Net Profit After TAX
There’s been consistent growth in NPAT over the years, with a notable jump in 1H2024. This rise was due in part to the capitalization of R&D expenses, as advised by their auditor.
How is future looking?
Generally, the ASX isn’t very forgiving when companies publish growth targets and then miss them two years in a row. But in Objective’s case, the market seems to have given them the benefit of the doubt. The CEO, who owns a significant portion of the company, appears to have retained the market's trust despite these misses.

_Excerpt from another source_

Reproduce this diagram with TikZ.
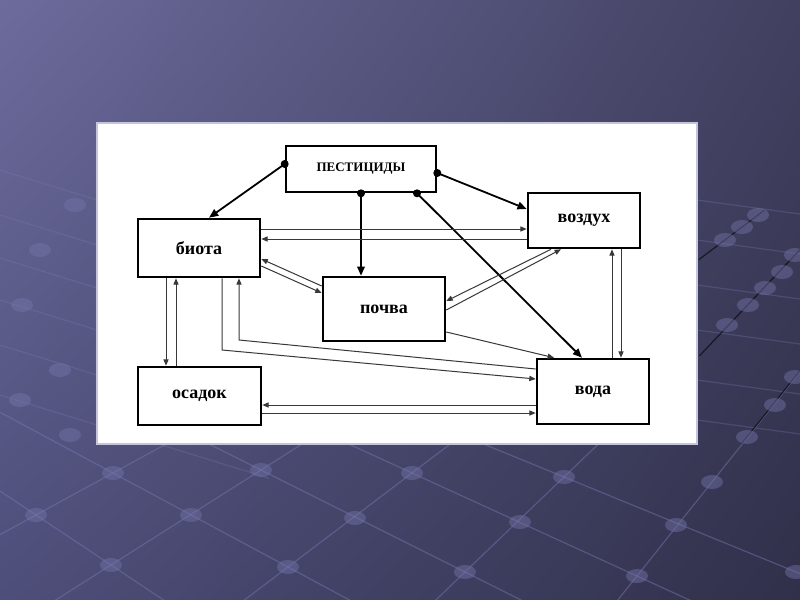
\documentclass[tikz,border=0pt]{standalone}
\usepackage{fontspec}
\setmainfont{Liberation Serif}
\usetikzlibrary{arrows.meta,shadings}
\definecolor{ink}{gray}{0.22}
\definecolor{slideA}{HTML}{6C6B9C}
\definecolor{slideB}{HTML}{414060}
\definecolor{slideC}{HTML}{4E4E7A}
\definecolor{slideD}{HTML}{30304A}
\definecolor{latline}{HTML}{7A7AB4}
\definecolor{latdot}{HTML}{7474AA}
\definecolor{rim}{HTML}{C4C4DC}

\tikzset{
  box/.style={draw=black, line width=1.3pt, fill=white, inner sep=0pt,
    font=\fontsize{9}{10}\selectfont\bfseries},
  flow/.style={draw=ink, line width=0.5pt, -{Triangle[length=3.2pt,width=2.6pt]}},
  feed/.style={draw=black, line width=0.9pt, -{Triangle[length=4.6pt,width=3.8pt]}},
  src/.style={circle, fill=black, inner sep=0pt, minimum size=4pt},
  lat/.style={draw=latline, opacity=0.45, line width=0.6pt, shorten <=-90pt, shorten >=-90pt},
  latdark/.style={draw=black!70!slideD, opacity=0.8, line width=0.6pt, shorten <=-4pt, shorten >=-4pt},
}

\begin{document}
\begin{tikzpicture}[x=0.5pt, y=-0.5pt, line width=0.5pt]
  \useasboundingbox (0,0) rectangle (800,600);
  % slide background
  \shade[upper left=slideA, upper right=slideB, lower left=slideC, lower right=slideD]
    (0,0) rectangle (800,600);
  \begin{scope}
    \clip (0,0) rectangle (800,600);
    % floor lattice
    \draw[lat] (36,515) -- (113,473);
    \draw[lat] (111,565) -- (261,470);
    \draw[lat] (288,567) -- (412,473);
    \draw[lat] (465,572) -- (564,477);
    \draw[lat] (637,576) -- (712,482);
    \draw[lat] (36,515) -- (111,565);
    \draw[lat] (113,473) -- (288,567);
    \draw[lat] (261,470) -- (465,572);
    \draw[lat] (412,473) -- (637,576);
    \draw[lat] (564,477) -- (796,572);
    \foreach \y in {170,215,258,300,345,395} \draw[lat, opacity=0.3] (0,\y) -- (97,\y+30);
    \foreach \y in {200,240,285,330,380,420} \draw[lat, opacity=0.3] (697,\y) -- (800,\y+14);
    \draw[latdark] (705,255) -- (758,215);
    \draw[latdark] (705,350) -- (795,255);
    \draw[latdark] (747,437) -- (795,377);
    \foreach \p in {(113,473),(261,470),(412,473),(564,477),(712,482),
                    (36,515),(191,515),(355,518),(520,522),(676,525),
                    (111,565),(288,567),(465,572),(637,576),(796,572),
                    (758,215),(742,227),(725,240),(795,255),(782,272),(765,288),
                    (748,305),(727,325),(795,377),(775,405),(747,437),
                    (22,305),(60,370),(20,400),(70,435),(40,250),(75,205)}
      \fill[latdot, opacity=0.45] \p ellipse (11 and 7);
  \end{scope}
  % white panel
  \fill[white, draw=rim, line width=0.8pt] (97,123) rectangle (697,444);

  % compartments
  \node[box, minimum width=75pt, minimum height=23pt, font=\fontsize{6.5}{7}\selectfont\bfseries]
    (pest) at (361,169) {ПЕСТИЦИДЫ};
  \node[box, minimum width=61pt, minimum height=29pt] (bio) at (199,248) {биота};
  \node[box, minimum width=56pt, minimum height=27.5pt] (air) at (584,220.5) {воздух};
  \node[box, minimum width=61pt, minimum height=32pt] (soil) at (384,309) {почва};
  \node[box, minimum width=61.5pt, minimum height=29pt] (sed) at (199.5,396) {осадок};
  \node[box, minimum width=56pt, minimum height=32.5pt] (water) at (593,391.5) {вода};

  % pesticide inputs
  \draw[feed] (pest.west |- 0,164) node[src]{} -- (209,0 |- bio.north);
  \draw[feed] (361,0 |- pest.south) node[src]{} -- (361,0 |- soil.north);
  \draw[feed] (pest.east |- 0,173) node[src]{} -- (air.west |- 0,209);
  \draw[feed] (417,0 |- pest.south) node[src]{} -- (582,0 |- water.north);

  % exchange between compartments
  \draw[flow] (bio.east |- 0,229) -- (air.west |- 0,229);
  \draw[flow] (air.west |- 0,239) -- (bio.east |- 0,239);
  \draw[flow] (soil.west |- 0,286) -- (bio.east |- 0,259);
  \draw[flow] (bio.east |- 0,266) -- (soil.west |- 0,293);
  \draw[flow] (air.south -| 551,0) -- (soil.east |- 0,301);
  \draw[flow] (soil.east |- 0,310) -- (air.south -| 561,0);
  \draw[flow] (water.north -| 612,0) -- (air.south -| 612,0);
  \draw[flow] (air.south -| 621,0) -- (water.north -| 621,0);
  \draw[flow] (soil.east |- 0,332) -- (water.north -| 554,0);
  \draw[flow] (bio.south -| 222,0) -- (222,350) -- (water.west |- 0,379);
  \draw[flow] (water.west |- 0,369) -- (239,340) -- (bio.south -| 239,0);
  \draw[flow] (bio.south -| 166,0) -- (sed.north -| 166,0);
  \draw[flow] (sed.north -| 176,0) -- (bio.south -| 176,0);
  \draw[flow] (water.west |- 0,405) -- (sed.east |- 0,405);
  \draw[flow] (sed.east |- 0,413) -- (water.west |- 0,413);
\end{tikzpicture}
\end{document}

To understand why revenue growth has been sluggish, it’s essential to break down their revenue components. As I mentioned in my earlier article, about 80% of their revenue is recurring, while 20% is non-recurring (like implementation and service revenue). Within that recurring revenue, we have both SaaS revenue and USP (Upgrade and Support Program) revenue. Over the last five years, recurring revenue has grown by 18% CAGR, but within that, USP revenue has remained relatively flat. So, most of the growth has been driven by SaaS revenue as can be seen from the picture below from presentation slide.
Non-Recurring Revenue Outlook
Screenshot from CEO’s shareholder letter for FY24
USP Revenue Outlook
USP revenue could get a boost over the next 3-4 years as Objective transitions its ECM customers to Objective Nexus. Even though it's early days with a small cohort, the indication so far is that this transition could provide a 2.1x uplift in revenue. If they manage to transition all ECM customers to Nexus in the next four years, it could significantly improve ARR and Revenue growth.
What does this means?
To sum up:
Total Revenue = SaaS Revenue + USP Revenue + Non-Recurring Revenue
Looking back over the last three years from FY22:
USP revenue has increased by only 6%.
Non-recurring revenue has declined by 33%.
SaaS revenue has grown by 40%.
If, starting from FY25, all three components of total revenue begin to move in the right direction, we could see a much better performance than in the last two years. Time will tell if Objective can hit their targets and deliver on their growth promises.